**Given problem:**
All lines below must be repeated exactly, with the pictures omitted.

**Supplied data:**
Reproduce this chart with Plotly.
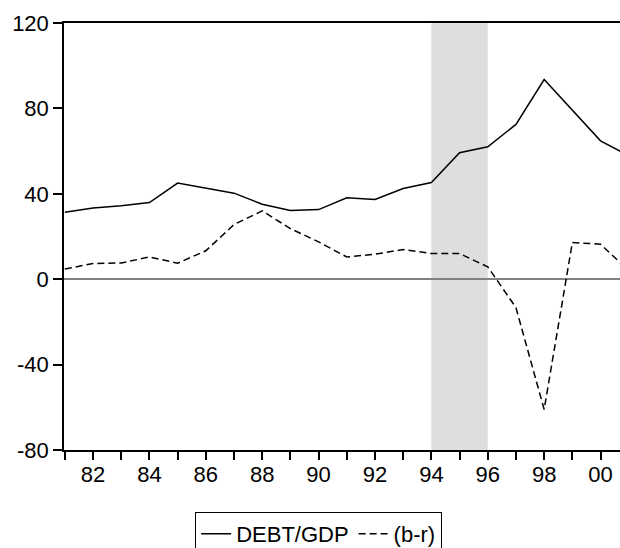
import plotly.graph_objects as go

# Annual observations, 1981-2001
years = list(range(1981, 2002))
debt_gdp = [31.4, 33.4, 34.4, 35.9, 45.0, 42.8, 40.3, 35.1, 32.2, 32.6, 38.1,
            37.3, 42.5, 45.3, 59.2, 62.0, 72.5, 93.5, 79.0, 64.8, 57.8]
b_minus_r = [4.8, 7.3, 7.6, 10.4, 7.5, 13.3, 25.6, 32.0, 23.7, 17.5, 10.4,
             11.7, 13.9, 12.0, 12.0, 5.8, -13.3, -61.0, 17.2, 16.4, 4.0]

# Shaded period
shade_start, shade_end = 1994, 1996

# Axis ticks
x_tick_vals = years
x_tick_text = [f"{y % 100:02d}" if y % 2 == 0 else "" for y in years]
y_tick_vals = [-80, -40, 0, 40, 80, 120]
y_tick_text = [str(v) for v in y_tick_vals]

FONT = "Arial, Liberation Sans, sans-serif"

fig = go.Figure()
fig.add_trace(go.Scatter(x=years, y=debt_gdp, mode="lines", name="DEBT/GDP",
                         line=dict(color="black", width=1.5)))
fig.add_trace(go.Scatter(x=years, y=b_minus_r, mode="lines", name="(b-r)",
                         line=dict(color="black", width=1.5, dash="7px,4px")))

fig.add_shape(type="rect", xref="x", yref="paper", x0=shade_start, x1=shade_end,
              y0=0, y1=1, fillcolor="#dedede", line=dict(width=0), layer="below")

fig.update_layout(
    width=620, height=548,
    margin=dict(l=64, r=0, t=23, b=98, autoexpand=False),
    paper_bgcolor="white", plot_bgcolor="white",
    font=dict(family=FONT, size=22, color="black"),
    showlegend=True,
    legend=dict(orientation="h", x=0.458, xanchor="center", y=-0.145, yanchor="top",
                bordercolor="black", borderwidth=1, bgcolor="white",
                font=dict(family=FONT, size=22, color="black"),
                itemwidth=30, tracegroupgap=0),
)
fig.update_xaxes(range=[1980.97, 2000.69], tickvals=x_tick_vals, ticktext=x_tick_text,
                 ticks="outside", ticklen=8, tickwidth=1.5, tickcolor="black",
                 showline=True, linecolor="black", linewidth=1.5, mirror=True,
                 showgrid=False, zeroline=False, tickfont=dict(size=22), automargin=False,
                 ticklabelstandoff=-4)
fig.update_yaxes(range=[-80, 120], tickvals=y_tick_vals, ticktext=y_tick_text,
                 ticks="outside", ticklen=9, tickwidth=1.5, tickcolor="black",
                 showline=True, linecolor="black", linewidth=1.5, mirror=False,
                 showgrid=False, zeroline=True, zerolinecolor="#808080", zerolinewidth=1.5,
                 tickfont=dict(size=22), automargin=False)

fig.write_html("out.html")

**Output of the exercise:**
Reproduce this chart with Plotly.
import plotly.graph_objects as go

# Annual observations, 1981-2001
years = list(range(1981, 2002))
debt_gdp = [31.4, 33.4, 34.4, 35.9, 45.0, 42.8, 40.3, 35.1, 32.2, 32.6, 38.1,
            37.3, 42.5, 45.3, 59.2, 62.0, 72.5, 93.5, 79.0, 64.8, 57.8]
b_minus_r = [4.8, 7.3, 7.6, 10.4, 7.5, 13.3, 25.6, 32.0, 23.7, 17.5, 10.4,
             11.7, 13.9, 12.0, 12.0, 5.8, -13.3, -61.0, 17.2, 16.4, 4.0]

# Shaded period
shade_start, shade_end = 1994, 1996

# Axis ticks
x_tick_vals = years
x_tick_text = [f"{y % 100:02d}" if y % 2 == 0 else "" for y in years]
y_tick_vals = [-80, -40, 0, 40, 80, 120]
y_tick_text = [str(v) for v in y_tick_vals]

FONT = "Arial, Liberation Sans, sans-serif"

fig = go.Figure()
fig.add_trace(go.Scatter(x=years, y=debt_gdp, mode="lines", name="DEBT/GDP",
                         line=dict(color="black", width=1.5)))
fig.add_trace(go.Scatter(x=years, y=b_minus_r, mode="lines", name="(b-r)",
                         line=dict(color="black", width=1.5, dash="7px,4px")))

fig.add_shape(type="rect", xref="x", yref="paper", x0=shade_start, x1=shade_end,
              y0=0, y1=1, fillcolor="#dedede", line=dict(width=0), layer="below")

fig.update_layout(
    width=620, height=548,
    margin=dict(l=64, r=0, t=23, b=98, autoexpand=False),
    paper_bgcolor="white", plot_bgcolor="white",
    font=dict(family=FONT, size=22, color="black"),
    showlegend=True,
    legend=dict(orientation="h", x=0.458, xanchor="center", y=-0.145, yanchor="top",
                bordercolor="black", borderwidth=1, bgcolor="white",
                font=dict(family=FONT, size=22, color="black"),
                itemwidth=30, tracegroupgap=0),
)
fig.update_xaxes(range=[1980.97, 2000.69], tickvals=x_tick_vals, ticktext=x_tick_text,
                 ticks="outside", ticklen=8, tickwidth=1.5, tickcolor="black",
                 showline=True, linecolor="black", linewidth=1.5, mirror=True,
                 showgrid=False, zeroline=False, tickfont=dict(size=22), automargin=False,
                 ticklabelstandoff=-4)
fig.update_yaxes(range=[-80, 120], tickvals=y_tick_vals, ticktext=y_tick_text,
                 ticks="outside", ticklen=9, tickwidth=1.5, tickcolor="black",
                 showline=True, linecolor="black", linewidth=1.5, mirror=False,
                 showgrid=False, zeroline=True, zerolinecolor="#808080", zerolinewidth=1.5,
                 tickfont=dict(size=22), automargin=False)

fig.write_html("out.html")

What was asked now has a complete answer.